А жизнь продолжается. Гл. 48. Послегрозье

48.     – Ну, Красавушка, давай листики-то сниму с твоей раны, да новые привяжу, ты уж потерпи малость, – ласково проговорил Илейка, – жар спал, знак добрый, попей ещё отвару целебного. Бог даст, завтра и встанешь, и на жеребчика нашего полюбуешься. Уж такой ладненький, такой тонконогий! Вот гадаем, как назвать-то малого.
     – Спасибо Бог тебя, дедуля, к жизни меня возвращаешь и лечением своим и весточкой радостной про коника нового. А что, приехали ли наши посланники от князя? Добрые ли вести?
     – Приехали, приехали. Вести-то добрые: татей наказали, даже Ворон попался. В кушаке у него много добра было зашито. А вот Казя, злобная баба, сумела скрыться. Показал супруг-то её, что это она двух татей порешила, сама ножичком-то прирезала. Вот тебе и баба. Да Господь всё видит, накажет жестокосердую. Да тут просится к тебе воин один, да сумлевается, прикажешь ли впустить его? Ну, зарделись щёчки-то, не смущайся, позову, позову. Дожидайся.
  49.   Несмелый стук раздался в дверь горницы. Красава присела на ложе своём и звонким от волнения голосом крикнула: «Жду тебя!».
На пороге, пригнувшись, остановился Третьяк. На лице его застыли и удивление, и радость, и сомнение: так ли он понял возглас девушки?
     – Пошто остановился? Проходи, гостем будешь. Садись, лавка длинная, места хватит, – лукаво произнесла Красава.
Большие и сильные руки воина мяли шапку. Ох, как много нужно было сказать ему девушке, да куда подевалась смелость бывалого  дружинника воеводы Коловрата, не ведавшего сомнений в бою? Переминаясь с ноги на ногу, опустив ясны очи долу, словно девица, спросил Третьяк:
     – Выслушаешь ли меня, постараешься ли понять и дать откровенный ответ на вопрос мой?
     – Да почему ж не выслушать? Конечно, выслушаю. Да прежде чем ответ давать на любой вопрос, подумать надобно, ежели вопрос особо сложен. Ну, не хочешь присесть, говори стоя, внимаю тебе, сокол ясный.
Такое неожиданное обращение ещё больше озадачило парня, но, собрав всё своё мужество, Третьяк начал речь.
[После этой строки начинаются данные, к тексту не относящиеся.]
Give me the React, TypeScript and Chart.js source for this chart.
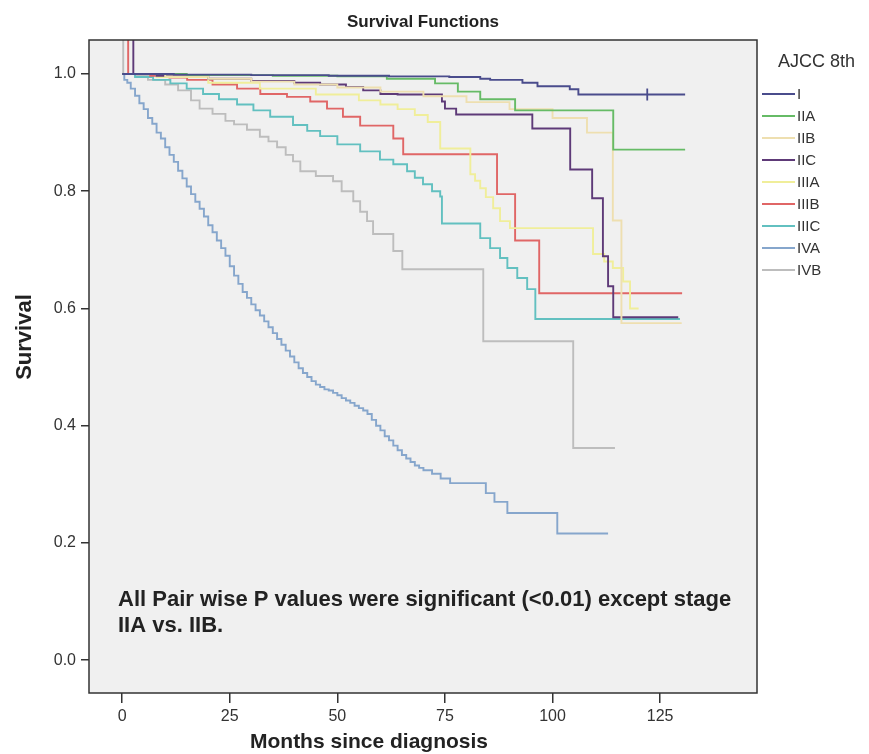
import React, { useEffect, useRef } from 'react';
import { Chart, registerables } from 'chart.js';

Chart.register(...registerables);

const FONT = '"Liberation Sans", Arial, Helvetica, sans-serif';

// ---- Axis ranges / ticks ----
const X_MIN = -7.7;
const X_MAX = 147.5;
const X_STEP = 25;
const Y_MIN = -0.056;
const Y_MAX = 1.058;
const Y_STEP = 0.2;

// ---- Text ----
const chartTitle = 'Survival Functions';
const xTitle = 'Months since diagnosis';
const yTitle = 'Survival';
const legendTitle = 'AJCC 8th';
const noteLines = [
  'All Pair wise P values were significant (<0.01) except stage',
  'IIA vs. IIB.',
];

// ---- Series (months, survival) ----
const stageLabels = ['I', 'IIA', 'IIB', 'IIC', 'IIIA', 'IIIB', 'IIIC', 'IVA', 'IVB'];
const stageColors = ['#4a4c8c', '#66bb66', '#eedfb0', '#5e3a78', '#f0ee9a', '#e06666', '#62c0c0', '#86a6cc', '#bdbdbd'];

const stageI_t = [0, 12, 30, 48, 62, 76, 83.2, 85.5, 93, 96.5, 104, 106, 130.8];
const stageI_s = [1, 0.999, 0.998, 0.997, 0.996, 0.995, 0.992, 0.99, 0.985, 0.979, 0.974, 0.965, 0.965];

const stageIIA_t = [0, 15, 35, 50, 61.5, 72.7, 78, 83.2, 91.3, 114.1, 130.8];
const stageIIA_s = [1, 0.998, 0.997, 0.996, 0.992, 0.984, 0.97, 0.957, 0.938, 0.871, 0.871];

const stageIIB_t = [0, 10, 20, 30, 40, 50, 60, 70, 80, 90, 100, 108, 114, 116, 130];
const stageIIB_s = [1, 0.996, 0.992, 0.987, 0.982, 0.977, 0.97, 0.962, 0.952, 0.94, 0.925, 0.9, 0.75, 0.575, 0.575];

const stageIIC_t = [0, 2.6, 8, 20, 30, 40, 46, 52, 56, 60, 64, 74.3, 75, 77.6, 95.3, 104.1, 109.2, 111.7, 112.9, 114.1, 129.2];
const stageIIC_s = [1.1, 1, 0.997, 0.992, 0.988, 0.985, 0.982, 0.978, 0.972, 0.966, 0.965, 0.953, 0.941, 0.931, 0.907, 0.837, 0.788, 0.689, 0.638, 0.585, 0.585];

const stageIIIA_t = [0, 8, 20, 32, 45, 55, 60, 64, 68, 71, 73.9, 80.9, 82, 83.2, 84.5, 86.2, 87.8, 90.1, 109.4, 112, 114, 116.4, 118, 120];
const stageIIIA_s = [1, 0.995, 0.985, 0.975, 0.965, 0.955, 0.948, 0.94, 0.93, 0.918, 0.873, 0.829, 0.818, 0.805, 0.79, 0.771, 0.749, 0.737, 0.693, 0.68, 0.669, 0.646, 0.6, 0.6];

const stageIIIB_t = [0, 1.4, 6.5, 11, 15.1, 21, 26.7, 32.1, 38.3, 43.7, 47.6, 51.3, 55.3, 63, 65.3, 87.1, 91.3, 96.9, 130.1];
const stageIIIB_s = [1.1, 1, 0.997, 0.994, 0.99, 0.982, 0.975, 0.966, 0.961, 0.953, 0.941, 0.927, 0.912, 0.89, 0.863, 0.795, 0.716, 0.626, 0.626];

const stageIIIC_t = [0, 3, 7.2, 11.2, 15, 18.8, 22.5, 26.7, 30.5, 34.4, 39.7, 43, 46, 50, 55.3, 59.9, 63, 66.2, 68, 69.9, 72, 73.9, 74.3, 83.2, 85.5, 87.8, 89.5, 91.8, 94.1, 96, 129.6];
const stageIIIC_s = [1, 0.995, 0.99, 0.984, 0.975, 0.966, 0.957, 0.948, 0.938, 0.927, 0.913, 0.903, 0.894, 0.88, 0.868, 0.854, 0.846, 0.834, 0.823, 0.812, 0.8, 0.791, 0.745, 0.72, 0.703, 0.686, 0.669, 0.652, 0.633, 0.582, 0.582];

const stageIVA_t = [0, 0.5, 1.2, 2, 3, 4, 5, 6, 7, 8, 9, 10, 11, 12, 13, 14, 15, 16, 17, 18, 19, 20, 21, 22, 23, 24, 25, 26, 27, 28, 29, 30, 31, 32, 33, 34, 35, 36, 37, 38, 39, 40, 41, 42, 43, 44, 45, 46, 47, 48, 49, 50, 51, 52, 53, 54, 55, 56, 57, 58, 59, 60, 61, 62, 63, 64, 65, 66, 67, 68, 69, 70, 72, 74, 76.2, 84.5, 86.5, 89.5, 101.1, 112.9];
const stageIVA_s = [1, 0.99, 0.985, 0.975, 0.963, 0.95, 0.94, 0.925, 0.915, 0.9, 0.89, 0.875, 0.862, 0.85, 0.835, 0.822, 0.808, 0.795, 0.782, 0.77, 0.757, 0.742, 0.73, 0.716, 0.703, 0.69, 0.672, 0.656, 0.642, 0.628, 0.618, 0.607, 0.597, 0.588, 0.578, 0.568, 0.558, 0.548, 0.538, 0.528, 0.518, 0.508, 0.498, 0.49, 0.483, 0.476, 0.47, 0.466, 0.462, 0.46, 0.456, 0.452, 0.447, 0.443, 0.439, 0.434, 0.43, 0.426, 0.42, 0.41, 0.4, 0.392, 0.382, 0.375, 0.366, 0.358, 0.35, 0.344, 0.338, 0.332, 0.328, 0.324, 0.318, 0.31, 0.302, 0.285, 0.27, 0.251, 0.216, 0.216];

const stageIVB_t = [0, 0.25, 3, 6, 10, 13, 16, 18, 21, 24, 26, 29, 32, 34, 36, 38, 39.7, 41.4, 45, 49, 51, 53.7, 55.3, 56.9, 58.3, 63, 65.1, 83.9, 104.8, 114.5];
const stageIVB_s = [1.1, 1, 0.997, 0.99, 0.982, 0.972, 0.955, 0.941, 0.932, 0.92, 0.914, 0.905, 0.893, 0.885, 0.875, 0.862, 0.851, 0.834, 0.826, 0.817, 0.8, 0.783, 0.765, 0.749, 0.727, 0.698, 0.667, 0.544, 0.362, 0.362];

// censored observation marks (stage I)
const censorI_t = [122];
const censorI_s = [0.965];

const seriesT = [stageI_t, stageIIA_t, stageIIB_t, stageIIC_t, stageIIIA_t, stageIIIB_t, stageIIIC_t, stageIVA_t, stageIVB_t];
const seriesS = [stageI_s, stageIIA_s, stageIIB_s, stageIIC_s, stageIIIA_s, stageIIIB_s, stageIIIC_s, stageIVA_s, stageIVB_s];

const decorPlugin = {
  id: 'decor',
  beforeDraw(chart: any) {
    const { ctx, chartArea: a } = chart;
    ctx.save();
    ctx.fillStyle = '#ffffff';
    ctx.fillRect(0, 0, chart.width, chart.height);
    ctx.fillStyle = '#f0f0f0';
    ctx.fillRect(a.left, a.top, a.right - a.left, a.bottom - a.top);
    ctx.restore();
  },
  afterDraw(chart: any) {
    const { ctx, chartArea: a } = chart;
    ctx.save();
    // frame
    ctx.strokeStyle = '#333333';
    ctx.lineWidth = 1.5;
    ctx.strokeRect(a.left, a.top, a.right - a.left, a.bottom - a.top);

    ctx.fillStyle = '#222222';
    ctx.textAlign = 'center';
    ctx.textBaseline = 'middle';
    // chart title
    ctx.font = `bold 17px ${FONT}`;
    ctx.fillText(chartTitle, (a.left + a.right) / 2, 22);

    // x title
    ctx.font = `bold 21px ${FONT}`;
    ctx.fillText(xTitle, a.left + 280, a.bottom + 49);

    // y title
    ctx.save();
    ctx.font = `bold 22px ${FONT}`;
    ctx.translate(25, a.top + 297);
    ctx.rotate(-Math.PI / 2);
    ctx.fillText(yTitle, 0, 0);
    ctx.restore();

    // note
    ctx.font = `bold 22px ${FONT}`;
    ctx.textAlign = 'left';
    noteLines.forEach((l, i) => ctx.fillText(l, a.left + 29, a.bottom - 93 + i * 26));

    // legend
    ctx.fillStyle = '#333333';
    ctx.font = `18px ${FONT}`;
    ctx.fillText(legendTitle, a.right + 21, a.top + 22);
    ctx.font = `15px ${FONT}`;
    chart.data.datasets.forEach((ds: any, i: number) => {
      if (i >= stageLabels.length) return;
      const y = a.top + 54 + i * 22;
      ctx.strokeStyle = ds.borderColor;
      ctx.lineWidth = 1.8;
      ctx.beginPath();
      ctx.moveTo(a.right + 5, y);
      ctx.lineTo(a.right + 38, y);
      ctx.stroke();
      ctx.fillStyle = '#333333';
      ctx.fillText(ds.label, a.right + 40, y + 1);
    });
    ctx.restore();
  },
};

export default function App() {
  const ref = useRef<HTMLCanvasElement>(null);
  useEffect(() => {
    if (!ref.current) return;
    const datasets: any[] = seriesT.map((t, i) => ({
      label: stageLabels[i],
      data: t.map((x, j) => ({ x, y: seriesS[i][j] })),
      borderColor: stageColors[i],
      backgroundColor: stageColors[i],
      borderWidth: 1.9,
      pointRadius: 0,
      stepped: 'before',
      fill: false,
      tension: 0,
    }));
    datasets.push({
      label: 'censored',
      data: censorI_t.map((x, j) => ({ x, y: censorI_s[j] })),
      borderColor: stageColors[0],
      backgroundColor: stageColors[0],
      borderWidth: 1.8,
      showLine: false,
      pointStyle: 'line',
      rotation: 90,
      pointRadius: 6,
    });
    const tickFont = { family: FONT, size: 16 };
    const chart = new Chart(ref.current, {
      type: 'line',
      data: { datasets },
      options: {
        animation: false,
        responsive: false,
        layout: { padding: { top: 40, right: 112, left: 0, bottom: 0 } },
        scales: {
          x: {
            type: 'linear',
            min: X_MIN,
            max: X_MAX,
            afterFit: (s: any) => { s.height = 61; },
            ticks: { stepSize: X_STEP, includeBounds: false, font: tickFont, color: '#333', padding: 4, maxRotation: 0 },
            grid: { drawOnChartArea: false, tickLength: 10, color: '#333', lineWidth: 1.5 },
            border: { display: false },
          },
          y: {
            type: 'linear',
            min: Y_MIN,
            max: Y_MAX,
            afterFit: (s: any) => { s.width = 89; },
            ticks: {
              stepSize: Y_STEP,
              includeBounds: false,
              font: tickFont,
              color: '#333',
              padding: 5,
              callback: (v: any) => Number(v).toFixed(1),
            },
            grid: { drawOnChartArea: false, tickLength: 8, color: '#333', lineWidth: 1.5 },
            border: { display: false },
          },
        },
        plugins: { legend: { display: false }, tooltip: { enabled: false }, title: { display: false } },
      },
      plugins: [decorPlugin],
    } as any);
    return () => chart.destroy();
  }, []);
  return (
    <div style={{ position: 'fixed', left: 0, top: 0, width: 869, height: 754, background: '#fff' }}>
      <canvas ref={ref} width={869} height={754} style={{ width: 869, height: 754, display: 'block' }} />
    </div>
  );
}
     – Не мастак я говорить-то, проще мне на коне в бою рубиться, да работу какую руками творить, но и молчать далее нет мочи. Понимаю, стар я да увечен после битв, не такого тебе мужа надобно и по красоте твоей, и по характеру, да запала ты в душу мою. Что бы ни делал, куда бы ни шёл, а всё стоишь у меня перед глазами, всё слышу голос твой переливчатый, всё думу только о тебе думаю, – выдохнул, набрал полную грудь воздуха, и резко произнёс –  пойдёшь ли за меня? Станешь ли супружницей моею, чтоб в одной упряжке всю жизнь ходить? Обет даю, беречь и жалеть. Ждать ответа, али нет?
Не поднимая головы, зажав накрепко шапку в руке, до хруста пальцев в деснице, замер в ожидании ответа девушки. А она встала с ложа, где победила огневицу от  раны, медленно подошла к  Третьяку, положила руки ему на плечи, заглянула в глаза парня, и произнесла тихо, но словно жаром обдала:
     – Жаля мой, лучше тебя никого нету. Буду тебе и женой верной, и Берегиней. Согласна я. Ступай к батюшке, да проси руки моей смело. И дедушку Илейку с собой для порядку возьми. Иди с Богом!
Развернула воина к двери и слегка подтолкнула к выходу. Ошеломлённый таким ответом, ещё не верящий своему счастью, вышел Третьяк из горницы, постоял, снова вздохнул полной грудью и, словно обретя крылья за спиной, помчался искать Прокла, чтобы просить отца отдать за него единственную дочку.